**Exercise data:**
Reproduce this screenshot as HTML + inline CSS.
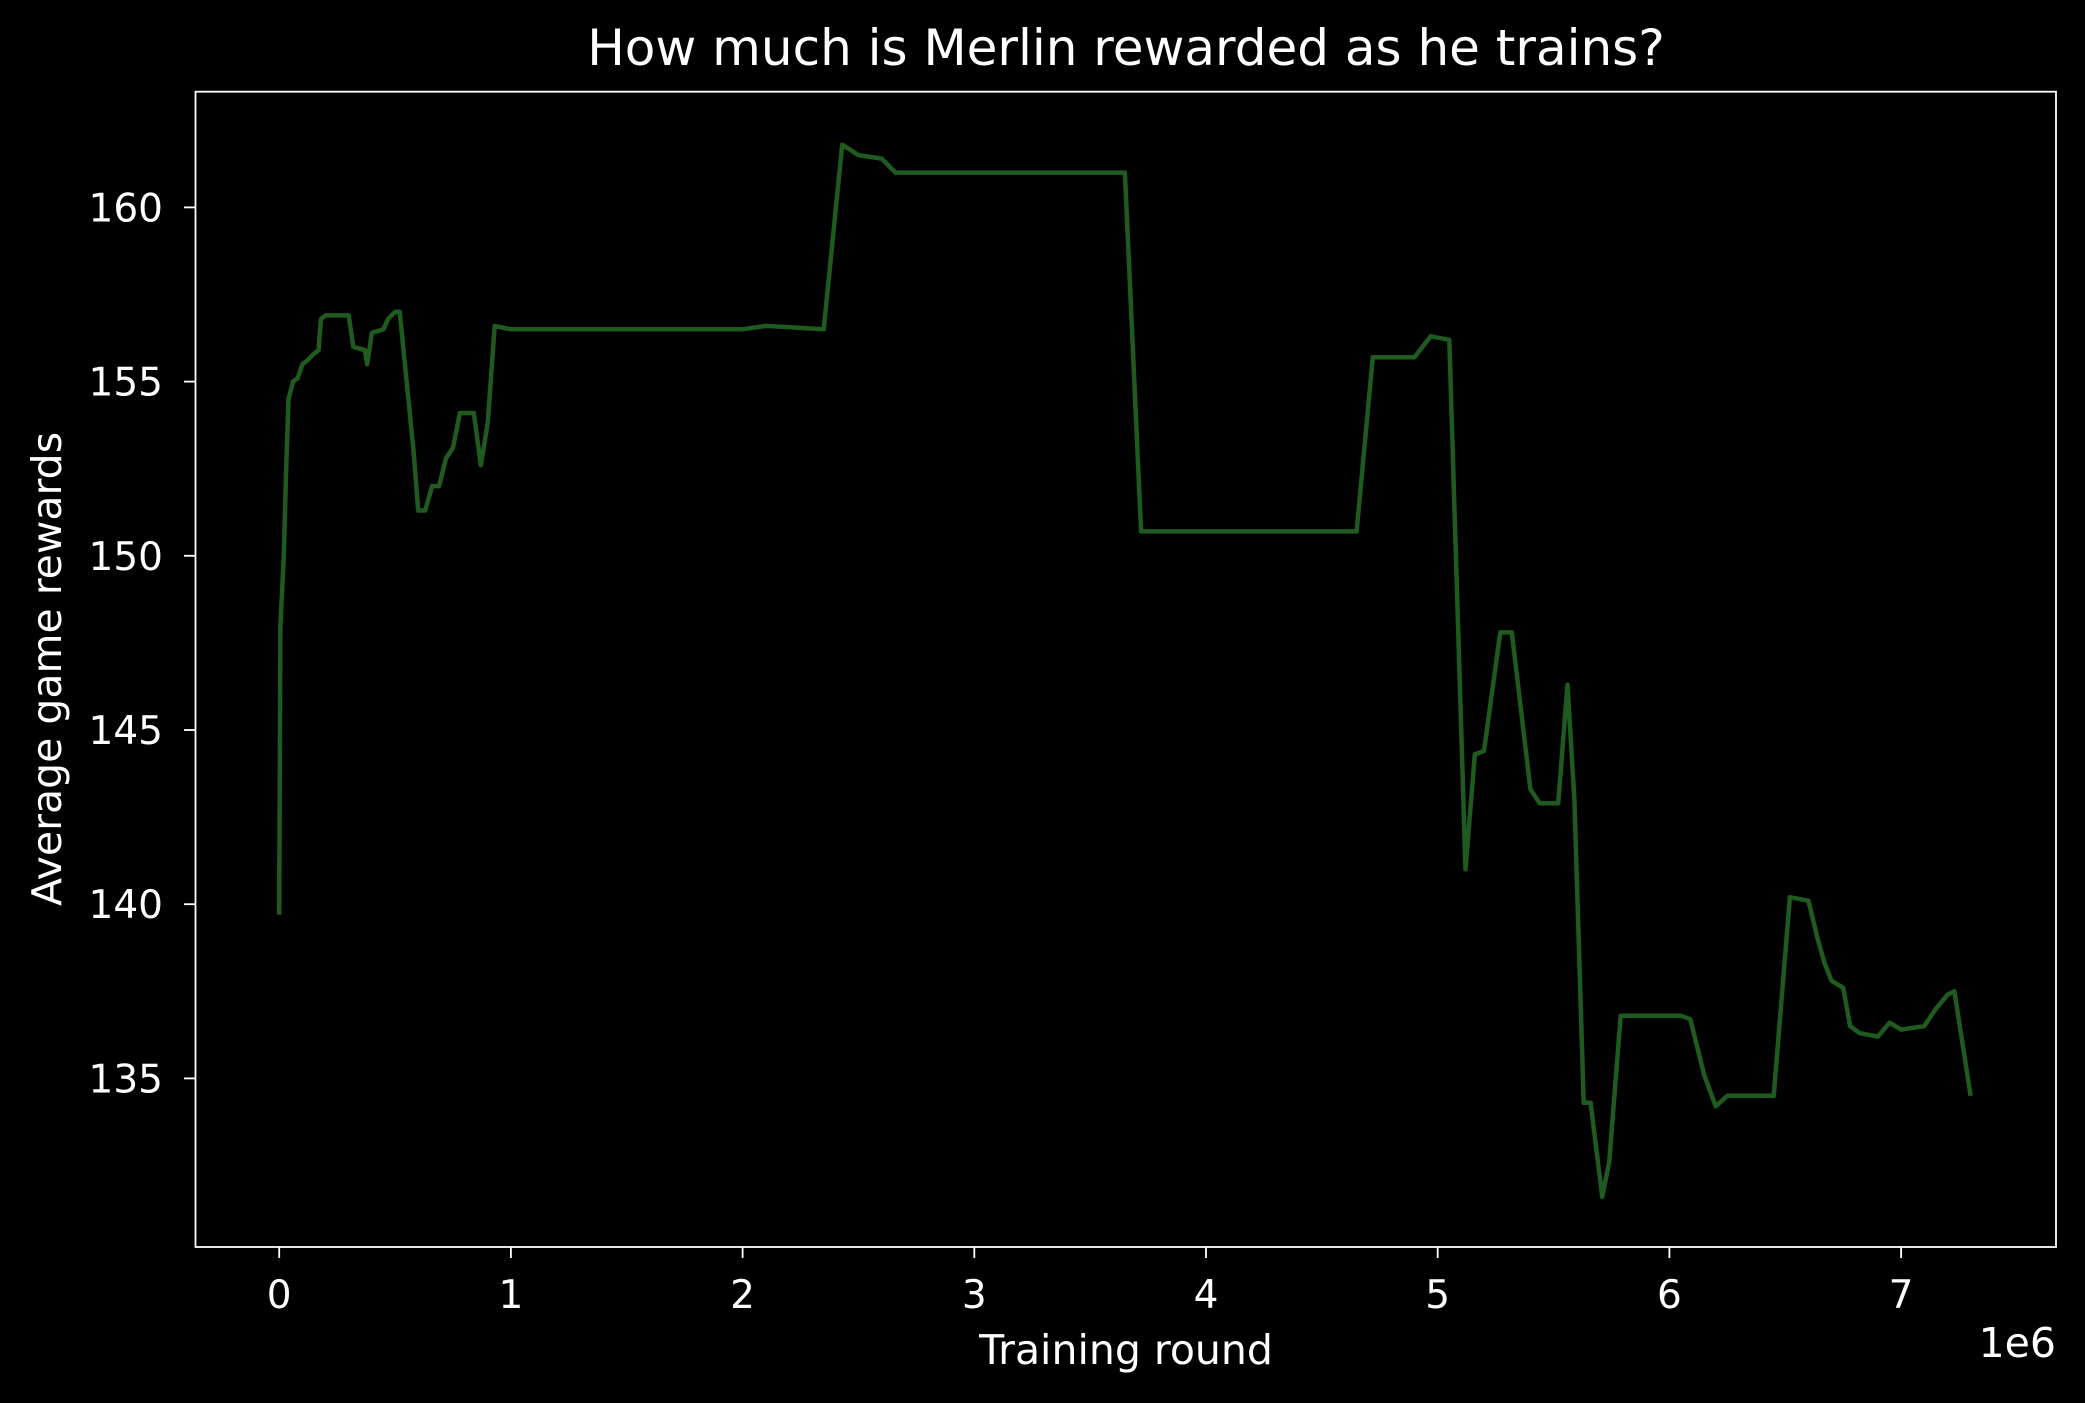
<!DOCTYPE html>
<html><head><meta charset="utf-8"><style>
html,body{margin:0;padding:0;background:#000;}
svg{display:block;font-family:"DejaVu Sans","Liberation Sans",sans-serif;}
</style></head><body>
<svg id="chart" width="2085" height="1403" viewBox="0 0 2085 1403">
<rect x="0" y="0" width="2085" height="1403" fill="#000"/>
<text x="1126" y="65" fill="#fff" font-size="50" text-anchor="middle">How much is Merlin rewarded as he trains?</text>
<g id="xticks"></g>
<g id="yticks"></g>
<path id="line" fill="none" stroke="#1f5a1f" stroke-width="4.5" stroke-linejoin="round"/>
<rect x="195.5" y="91.7" width="1860.5" height="1155.3" fill="none" stroke="#fff" stroke-width="1.8"/>
<text x="1126" y="1364" fill="#fff" font-size="41" text-anchor="middle">Training round</text>
<text x="2056" y="1357" fill="#fff" font-size="41" text-anchor="end">1e6</text>
<text transform="translate(61,669) rotate(-90)" fill="#fff" font-size="41" text-anchor="middle">Average game rewards</text>
</svg>
<script>
const xTicks=[0,1,2,3,4,5,6,7];
const yTicks=[135,140,145,150,155,160];
const xs=[0,0.005,0.02,0.03,0.04,0.06,0.08,0.1,0.12,0.15,0.17,0.18,0.2,0.3,0.32,0.37,0.38,0.4,0.45,0.47,0.5,0.52,0.58,0.6,0.63,0.66,0.69,0.72,0.75,0.78,0.84,0.87,0.9,0.93,1.0,2.0,2.1,2.35,2.43,2.5,2.6,2.66,3.65,3.72,4.65,4.72,4.9,4.97,5.05,5.12,5.16,5.2,5.27,5.32,5.4,5.44,5.52,5.56,5.59,5.63,5.66,5.71,5.74,5.79,6.05,6.09,6.15,6.2,6.25,6.45,6.52,6.6,6.64,6.67,6.7,6.75,6.78,6.82,6.9,6.95,7.0,7.1,7.15,7.2,7.23,7.3];
const ys=[139.7,148,150,152.5,154.5,155,155.1,155.5,155.6,155.8,155.9,156.8,156.9,156.9,156,155.9,155.5,156.4,156.5,156.8,157,157,153,151.3,151.3,152,152,152.8,153.1,154.1,154.1,152.6,153.8,156.6,156.5,156.5,156.6,156.5,161.8,161.5,161.4,161,161,150.7,150.7,155.7,155.7,156.3,156.2,141,144.3,144.4,147.8,147.8,143.3,142.9,142.9,146.3,143,134.3,134.3,131.6,132.6,136.8,136.8,136.7,135.1,134.2,134.5,134.5,140.2,140.1,139,138.3,137.8,137.6,136.5,136.3,136.2,136.6,136.4,136.5,137,137.4,137.5,134.5];
const X=v=>279.2+v*231.7;
const Y=v=>207.4+(160-v)*34.84;
const NS='http://www.w3.org/2000/svg';
const xg=document.getElementById('xticks'),yg=document.getElementById('yticks');
xTicks.forEach(t=>{
  const l=document.createElementNS(NS,'line');
  l.setAttribute('x1',X(t));l.setAttribute('x2',X(t));l.setAttribute('y1',1247);l.setAttribute('y2',1258);
  l.setAttribute('stroke','#fff');l.setAttribute('stroke-width','1.8');
  
  
  xg.appendChild(l);
  const s=document.createElementNS(NS,'text');
  s.setAttribute('x',X(t));s.setAttribute('y',1308);s.setAttribute('fill','#fff');s.setAttribute('font-size','39');s.setAttribute('text-anchor','middle');
  s.textContent=t;
  
  
  xg.appendChild(s);
});
yTicks.forEach(t=>{
  const l=document.createElementNS(NS,'line');
  l.setAttribute('x1',184);l.setAttribute('x2',195.5);l.setAttribute('y1',Y(t));l.setAttribute('y2',Y(t));
  l.setAttribute('stroke','#fff');l.setAttribute('stroke-width','1.8');
  
  
  yg.appendChild(l);
  const s=document.createElementNS(NS,'text');
  s.setAttribute('x',163);s.setAttribute('y',Y(t)+14);s.setAttribute('fill','#fff');s.setAttribute('font-size','39');s.setAttribute('text-anchor','end');
  s.textContent=t;
  
  
  yg.appendChild(s);
});
document.getElementById('line').setAttribute('d',xs.map((v,i)=>(i?'L':'M')+X(v).toFixed(1)+','+Y(ys[i]).toFixed(1)).join(''));
</script>
</body></html>
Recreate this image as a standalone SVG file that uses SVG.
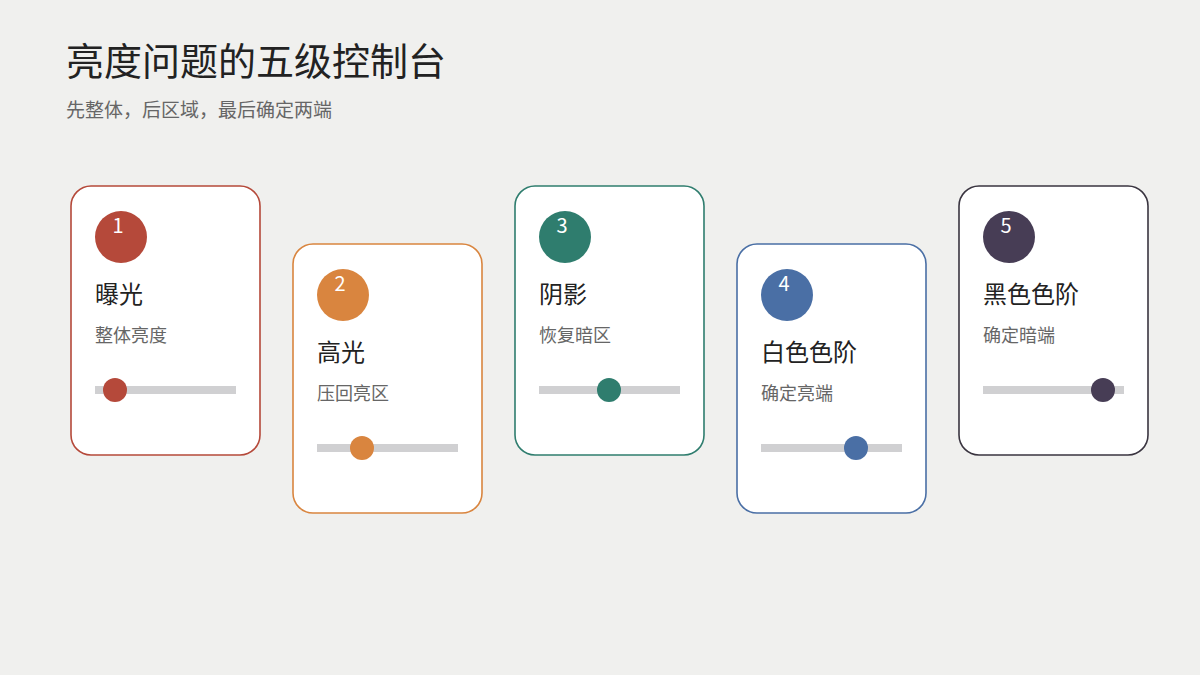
<svg xmlns="http://www.w3.org/2000/svg" width="1200" height="675" viewBox="0 0 1200 675">
<style>
text{font-family:"Noto Sans CJK SC","Noto Sans",sans-serif}
.card{fill:#fff;stroke-width:1.6}
.num{fill:#fff;font-size:20px;text-anchor:middle}
.t{fill:#222;font-size:24px}
.s{fill:#666;font-size:18px}
.track{fill:#d0d0d2}
</style>
<rect width="1200" height="675" fill="#f0f0ee"/>
<text x="66" y="75" font-size="38" fill="#222">亮度问题的五级控制台</text>
<text x="66" y="117" font-size="19" fill="#666">先整体，后区域，最后确定两端</text>
<g id="card1" transform="translate(71,186)">
<rect class="card" width="189" height="269" rx="20" stroke="#b5493a"/>
<circle cx="50" cy="51" r="26" fill="#b5493a"/><text class="num" x="47" y="47">1</text>
<text class="t" x="24" y="117">曝光</text><text class="s" x="24" y="156">整体亮度</text>
<rect class="track" x="24" y="200" width="141" height="8"/><circle cx="44" cy="204" r="12" fill="#b5493a"/>
</g>
<g id="card2" transform="translate(293,244)">
<rect class="card" width="189" height="269" rx="20" stroke="#d9853f"/>
<circle cx="50" cy="51" r="26" fill="#d9853f"/><text class="num" x="47" y="47">2</text>
<text class="t" x="24" y="117">高光</text><text class="s" x="24" y="156">压回亮区</text>
<rect class="track" x="24" y="200" width="141" height="8"/><circle cx="69" cy="204" r="12" fill="#d9853f"/>
</g>
<g id="card3" transform="translate(515,186)">
<rect class="card" width="189" height="269" rx="20" stroke="#2f7d6e"/>
<circle cx="50" cy="51" r="26" fill="#2f7d6e"/><text class="num" x="47" y="47">3</text>
<text class="t" x="24" y="117">阴影</text><text class="s" x="24" y="156">恢复暗区</text>
<rect class="track" x="24" y="200" width="141" height="8"/><circle cx="94" cy="204" r="12" fill="#2f7d6e"/>
</g>
<g id="card4" transform="translate(737,244)">
<rect class="card" width="189" height="269" rx="20" stroke="#4a6fa5"/>
<circle cx="50" cy="51" r="26" fill="#4a6fa5"/><text class="num" x="47" y="47">4</text>
<text class="t" x="24" y="117">白色色阶</text><text class="s" x="24" y="156">确定亮端</text>
<rect class="track" x="24" y="200" width="141" height="8"/><circle cx="119" cy="204" r="12" fill="#4a6fa5"/>
</g>
<g id="card5" transform="translate(959,186)">
<rect class="card" width="189" height="269" rx="20" stroke="#3a3540"/>
<circle cx="50" cy="51" r="26" fill="#473d55"/><text class="num" x="47" y="47">5</text>
<text class="t" x="24" y="117">黑色色阶</text><text class="s" x="24" y="156">确定暗端</text>
<rect class="track" x="24" y="200" width="141" height="8"/><circle cx="144" cy="204" r="12" fill="#473d55"/>
</g>
<g id="connectors"/>
</svg>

**Given instruction:** Out of the records, collect only those lines that contain the string "this".

**Problem solution:**
Reproduce this screenshot as HTML + inline CSS.
Recreate this image as a standalone SVG file that uses SVG.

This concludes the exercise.